If it wasn’t documented, it wasn’t real. That single rule killed the hallway-meeting advantage.

Why this was the unlock

Remote folks stopped hearing about decisions “after the fact.”

Office folks got trained out of side conversations because it didn’t count unless it was in the system.

Managers became fairer by default: the same written context was available to everyone, regardless of time zone or seat location.

Small habits that made the ritual stick

In meetings, we’d literally pause and say: “Someone capture this in the decision log before we move on.”

We rotated a “scribe” so it wasn’t always the same person doing the invisible labor.

We used a simple norm: questions and objections go in writing, so quieter team members had equal airtime.

A quick “equity check” you can run next week:

Ask your team: “Name the last three important decisions. Where do they live?”

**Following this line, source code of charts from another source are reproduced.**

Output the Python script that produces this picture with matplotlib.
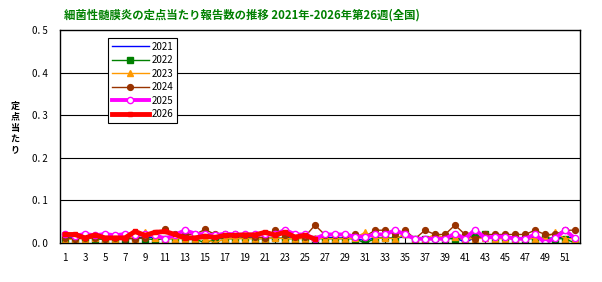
import matplotlib
matplotlib.use("Agg")
import matplotlib.pyplot as plt
import numpy as np

plt.rcParams['font.family'] = ['Noto Sans CJK JP', 'DejaVu Sans']

weeks = list(range(1, 53))
y2021 = [0.012, 0.012, 0.010, 0.012, 0.012, 0.010, 0.012, 0.012, 0.014, 0.012, 0.012, 0.010,
         0.012, 0.012, 0.010, 0.012, 0.012, 0.010, 0.012, 0.012, 0.012, 0.010, 0.012, 0.012,
         0.012, 0.010, 0.014, 0.012, 0.012, 0.010, 0.006, 0.012, 0.012, 0.012, 0.014, 0.012,
         0.012, 0.010, 0.012, 0.012, 0.002, 0.012, 0.014, 0.012, 0.012, 0.010, 0.012, 0.012,
         0.010, 0.012, 0.014, 0.012]
y2022 = [0.010, 0.010, 0.012, 0.010, 0.008, 0.010, 0.010, 0.012, 0.010, 0.008, 0.010, 0.010,
         0.012, 0.010, 0.000, 0.010, 0.010, 0.010, 0.012, 0.010, 0.010, 0.012, 0.010, 0.010,
         0.012, 0.010, 0.010, 0.010, 0.010, 0.010, 0.000, 0.010, 0.012, 0.010, 0.020, 0.010,
         0.010, 0.012, 0.010, 0.010, 0.010, 0.020, 0.020, 0.010, 0.012, 0.010, 0.010, 0.010,
         0.012, 0.010, 0.010, 0.000]
y2023 = [0.008, 0.010, 0.010, 0.012, 0.010, 0.010, 0.020, 0.010, 0.025, 0.012, 0.010, 0.010,
         0.010, 0.010, 0.010, 0.000, 0.010, 0.010, 0.010, 0.010, 0.010, 0.012, 0.010, 0.010,
         0.010, 0.012, 0.010, 0.010, 0.010, 0.012, 0.025, 0.010, 0.012, 0.010, 0.020, 0.010,
         0.010, 0.020, 0.012, 0.015, 0.010, 0.010, 0.012, 0.010, 0.010, 0.010, 0.012, 0.010,
         0.012, 0.025, 0.010, 0.010]
y2024 = [0.012, 0.010, 0.012, 0.012, 0.010, 0.012, 0.010, 0.010, 0.012, 0.020, 0.032, 0.020,
         0.020, 0.020, 0.032, 0.020, 0.020, 0.020, 0.018, 0.015, 0.012, 0.030, 0.018, 0.015,
         0.015, 0.042, 0.019, 0.018, 0.018, 0.020, 0.015, 0.030, 0.030, 0.020, 0.030, 0.010,
         0.030, 0.020, 0.020, 0.042, 0.020, 0.010, 0.020, 0.020, 0.020, 0.020, 0.020, 0.030,
         0.020, 0.020, 0.030, 0.030]
y2025 = [0.021, 0.017, 0.021, 0.018, 0.021, 0.018, 0.021, 0.019, 0.021, 0.019, 0.010, 0.019,
         0.030, 0.022, 0.020, 0.018, 0.022, 0.020, 0.020, 0.020, 0.020, 0.020, 0.031, 0.020,
         0.020, 0.010, 0.020, 0.020, 0.020, 0.015, 0.015, 0.020, 0.020, 0.030, 0.020, 0.010,
         0.010, 0.010, 0.010, 0.022, 0.010, 0.031, 0.012, 0.015, 0.015, 0.010, 0.010, 0.020,
         0.001, 0.011, 0.030, 0.011]
weeks2026 = list(range(1, 27))
y2026 = [0.020, 0.020, 0.012, 0.019, 0.012, 0.012, 0.012, 0.027, 0.018, 0.025, 0.027, 0.020,
         0.012, 0.012, 0.016, 0.013, 0.018, 0.018, 0.019, 0.019, 0.025, 0.019, 0.025, 0.014,
         0.018, 0.009]

W, H = 602, 282
fig = plt.figure(figsize=(W / 100, H / 100), dpi=100)
ax = fig.add_axes([60 / W, 1 - 243 / H, 520 / W, 213 / H])

ax.plot(weeks, y2021, color='#0000ff', lw=1.0, label='2021')
ax.plot(weeks, y2022, color='#008000', lw=1.0, marker='s', ms=3.8, label='2022')
ax.plot(weeks, y2023, color='#ff9900', lw=1.0, marker='^', ms=5, label='2023')
ax.plot(weeks, y2024, color='#993300', lw=1.0, marker='o', ms=4.2, label='2024')
ax.plot(weeks, y2025, color='#ff00ff', lw=2.8, marker='o', ms=4.5, mfc='white',
        mec='#ff00ff', mew=1.0, label='2025')
ax.plot(weeks2026, y2026, color='#ff0000', lw=3.5, marker='s', ms=2.5, label='2026')

ax.set_xlim(0.5, 52.5)
ax.set_ylim(0, 0.5)
ax.set_yticks([0, 0.1, 0.2, 0.3, 0.4, 0.5])
ax.set_yticklabels(['0. 0', '0. 1', '0. 2', '0. 3', '0. 4', '0. 5'], fontsize=7)
ax.set_xticks(weeks)
ax.set_xticklabels([str(w) if w % 2 == 1 else '' for w in weeks], fontsize=7)
ax.tick_params(axis='x', direction='in', length=4, width=0.8, pad=7)
ax.tick_params(axis='y', length=0, pad=9)
for yv in [0.1, 0.2, 0.3, 0.4]:
    ax.axhline(yv, color='black', lw=0.8, zorder=0)
for s in ax.spines.values():
    s.set_linewidth(1.0)
    s.set_color('black')

leg = ax.legend(loc='upper left', bbox_to_anchor=(48 / 520, 1 - 8 / 213), fontsize=7,
                frameon=True, fancybox=False, edgecolor='black', framealpha=1,
                handlelength=3.8, labelspacing=0.36, borderpad=0.4, handletextpad=0.3,
                borderaxespad=0)
leg.get_frame().set_linewidth(0.8)

fig.text(242 / W, 1 - 15 / H, '細菌性髄膜炎の定点当たり報告数の推移 2021年-2026年第26週(全国)',
         color='#008000', fontsize=8.2, fontweight='bold', ha='center', va='center')
fig.text(15 / W, 1 - 128 / H, '定\n点\n当\nた\nり', fontsize=6.5, ha='center', va='center',
         linespacing=1.25, fontweight='bold')

fig.savefig('out.png', dpi=100)
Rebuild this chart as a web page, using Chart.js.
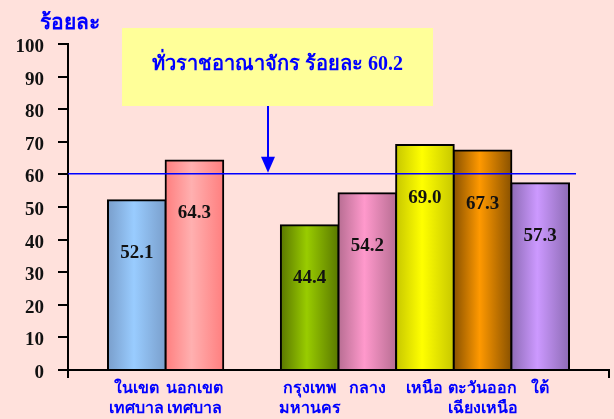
<!DOCTYPE html>
<html>
<head>
<meta charset="utf-8">
<script src="https://cdn.jsdelivr.net/npm/chart.js@4/dist/chart.umd.min.js"></script>
<style>
  html, body { margin: 0; padding: 0; background: #FFE1DC; }
  #wrap { width: 614px; height: 419px; }
</style>
</head>
<body>
<div id="wrap"><canvas id="c" width="614" height="419"></canvas></div>
<script>
// ---- data ----
const categories = [
  ['ในเขต', 'เทศบาล'],
  ['นอกเขต', 'เทศบาล'],
  '',
  ['กรุงเทพ', 'มหานคร'],
  'กลาง',
  'เหนือ',
  ['ตะวันออก', 'เฉียงเหนือ'],
  'ใต้'
];
const values = [52.1, 64.3, null, 44.4, 54.2, 69.0, 67.3, 57.3];
const nationalValue = 60.2;
const nationalText = 'ทั่วราชอาณาจักร ร้อยละ ' + nationalValue.toFixed(1);
const yTicks = [0, 10, 20, 30, 40, 50, 60, 70, 80, 90, 100];
const unitLabel = 'ร้อยละ';

// ---- styles ----
const lightColors = ['#99CCFF', '#FFB0B0', null, '#99CC00', '#FF99CC', '#FFFF00', '#FF9900', '#CC99FF'];
const darkColors  = ['#7A9FCC', '#FF7F7F', null, '#5A7800', '#B86E93', '#C8C800', '#8A5200', '#8E6CB6'];
const BG = '#FFE1DC';
const BLUE = '#0000FF';
const SERIF = '"Liberation Serif", "Times New Roman", serif';
const THAI = 'Tahoma, "Liberation Serif", serif';
const PAD = 1.194;
const xMin = -PAD, xMax = categories.length - 1 + PAD;

function barGradient(ctx) {
  const chart = ctx.chart;
  const i = ctx.dataIndex;
  if (!lightColors[i]) return 'rgba(0,0,0,0)';
  const xs = chart.scales.x;
  if (!xs || !chart.chartArea || ctx.type !== 'data') return lightColors[i];
  const cx = xs.getPixelForValue(i);
  const half = (xs.getPixelForValue(1) - xs.getPixelForValue(0)) / 2;
  if (!isFinite(cx) || !isFinite(half)) return lightColors[i];
  const g = chart.ctx.createLinearGradient(cx - half, 0, cx + half, 0);
  g.addColorStop(0, darkColors[i]);
  g.addColorStop(0.45, lightColors[i]);
  g.addColorStop(1, darkColors[i]);
  return g;
}

const bgPlugin = {
  id: 'bg',
  beforeDraw(chart) {
    const c = chart.ctx;
    c.save();
    c.fillStyle = BG;
    c.fillRect(0, 0, chart.width, chart.height);
    c.restore();
  }
};

const overlayPlugin = {
  id: 'overlay',
  afterDatasetsDraw(chart) {
    const c = chart.ctx;
    const area = chart.chartArea;
    const ys = chart.scales.y;
    const meta = chart.getDatasetMeta(0);
    c.save();
    // value labels
    c.font = 'bold 19px ' + SERIF;
    c.fillStyle = '#111';
    c.textAlign = 'center';
    c.textBaseline = 'middle';
    meta.data.forEach((el, i) => {
      if (values[i] == null) return;
      c.fillText(values[i].toFixed(1), el.x, el.y + 53);
    });
    // national reference line
    const yN = ys.getPixelForValue(nationalValue);
    const lastBar = meta.data[meta.data.length - 1];
    const lineEnd = lastBar.x + lastBar.width / 2 + 7;
    c.strokeStyle = BLUE;
    c.lineWidth = 1.5;
    c.beginPath();
    c.moveTo(area.left, yN);
    c.lineTo(lineEnd, yN);
    c.stroke();
    // annotation box
    const bx = area.left + 54, by = 28, bw = 311, bh = 78;
    c.fillStyle = '#FFFF99';
    c.fillRect(bx, by, bw, bh);
    c.fillStyle = BLUE;
    c.font = 'bold 20px ' + THAI;
    c.textAlign = 'center';
    c.textBaseline = 'alphabetic';
    c.fillText(nationalText, bx + bw / 2, by + 42);
    // arrow
    const ax = bx + 146;
    c.strokeStyle = BLUE;
    c.lineWidth = 2;
    c.beginPath();
    c.moveTo(ax, by + bh);
    c.lineTo(ax, yN - 14);
    c.stroke();
    c.beginPath();
    c.moveTo(ax - 7, yN - 17);
    c.lineTo(ax + 7, yN - 17);
    c.lineTo(ax, yN - 1);
    c.closePath();
    c.fill();
    // unit label
    c.font = 'bold 21px ' + THAI;
    c.textAlign = 'center';
    c.fillText(unitLabel, 70, 29);
    c.restore();
  }
};

new Chart(document.getElementById('c'), {
  type: 'bar',
  data: {
    datasets: [{
      data: values.map((v, i) => ({ x: i, y: v })),
      backgroundColor: barGradient,
      borderColor: '#000',
      borderWidth: 2,
      inflateAmount: 1,
      barPercentage: 1,
      categoryPercentage: 1
    }]
  },
  options: {
    responsive: false,
    devicePixelRatio: 1,
    animation: false,
    layout: { padding: { top: 44, right: 5, left: 0, bottom: 0 } },
    plugins: { legend: { display: false }, tooltip: { enabled: false }, title: { display: false } },
    scales: {
      x: {
        type: 'linear',
        offset: false,
        min: xMin,
        max: xMax,
        afterBuildTicks(axis) {
          axis.ticks = [xMin].concat(categories.map((_, i) => i), [xMax]).map(v => ({ value: v }));
        },
        afterFit(axis) { axis.height = 49; },
        border: { display: true, color: '#000', width: 2 },
        grid: {
          offset: false,
          drawOnChartArea: false,
          drawTicks: true,
          tickLength: 8,
          lineWidth: 2,
          color: (ctx) => (ctx.tick && (ctx.tick.value === xMin || ctx.tick.value === xMax)) ? '#000' : 'rgba(0,0,0,0)'
        },
        ticks: {
          autoSkip: false,
          maxRotation: 0,
          padding: 0,
          color: BLUE,
          font: { family: THAI, size: 16, weight: 'bold', lineHeight: 1.3 },
          callback: (v) => (Number.isInteger(v) && categories[v] !== undefined) ? categories[v] : ''
        }
      },
      y: {
        min: 0,
        max: 100,
        afterBuildTicks(axis) { axis.ticks = yTicks.map(v => ({ value: v })); },
        afterFit(axis) { axis.width = 68; },
        border: { display: true, color: '#000', width: 2 },
        grid: { drawOnChartArea: false, drawTicks: true, tickLength: 10, lineWidth: 2, color: '#000' },
        ticks: {
          padding: 14,
          labelOffset: 3,
          color: '#111',
          font: { family: SERIF, size: 19, weight: 'bold' }
        }
      }
    }
  },
  plugins: [bgPlugin, overlayPlugin]
});
</script>
</body>
</html>
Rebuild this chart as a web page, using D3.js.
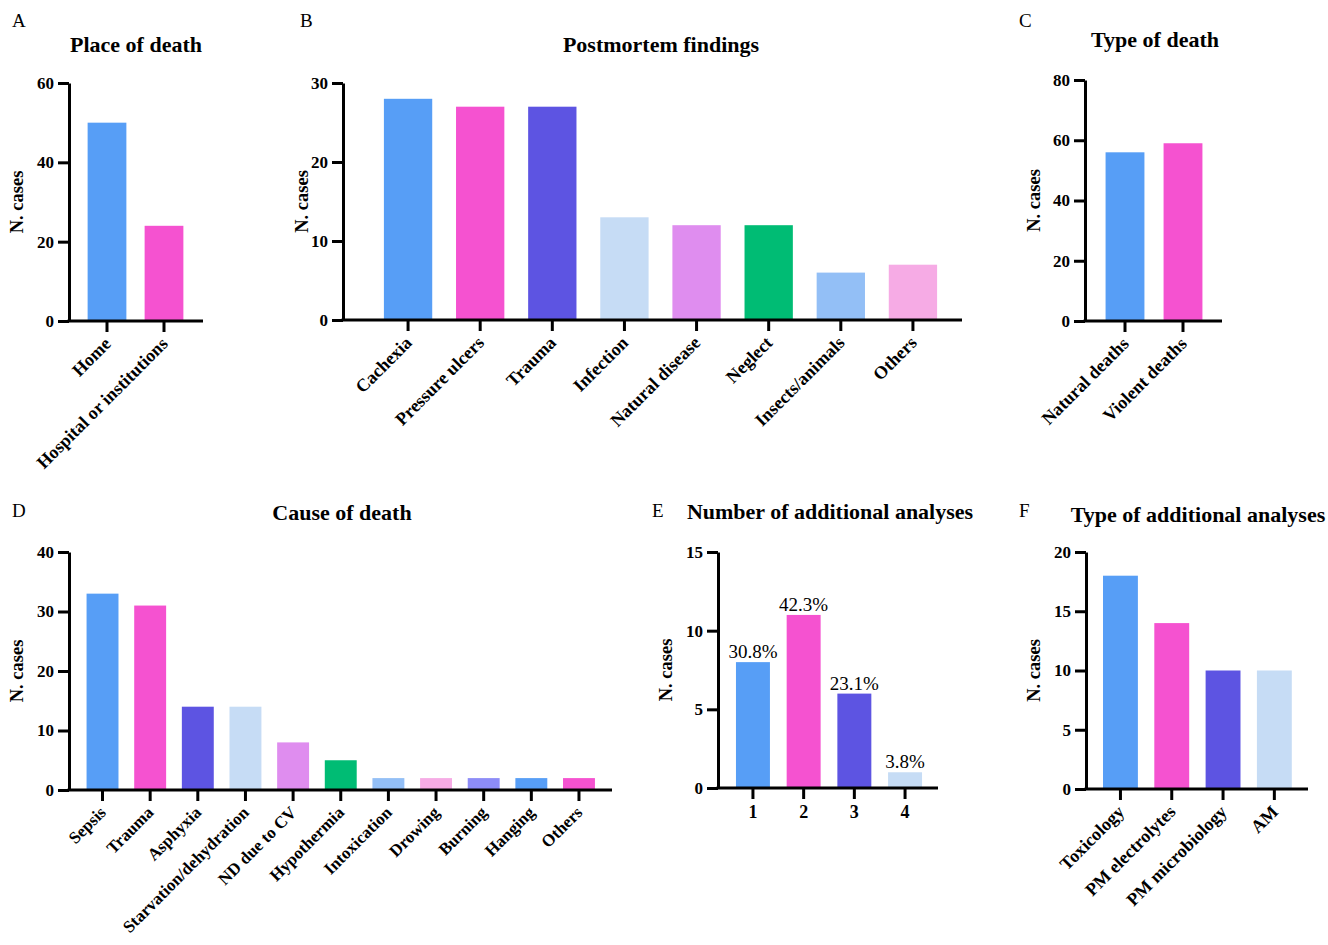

If the answer is “in a room,” you’ve found the bias.

Raj Baruah

Raj Baruah, Co Founder, VoiceAIWrapper

 

Judge Work Through Transparent Outcomes

We made a simple rule: if one person is remote, everyone joins from their own screen. No side conversations in a boardroom, no decisions made after the call ends. It forces documentation, written briefs, and clear next steps in a shared workspace, so visibility comes from contribution, not physical presence. The biggest equity shift was moving performance tracking to outcomes and published work, not airtime in meetings, because when results are documented and transparent, proximity stops being an advantage.


 

Adopt Online-Only Communication

We also adopted a “remote-first” communication strategy that mandated all decisions, updates, and conversations happen in shared online spaces, even if all parties were in the same office. This strategy helped eliminate proximity bias by making visibility dependent on actual contributions, rather than actual presence. The strategy worked because it forced managers to judge performance based on output, quality of ideas, and follow-through, rather than who spoke the loudest in the room. It also made sure that remote workers were not left out of context and decision-making history.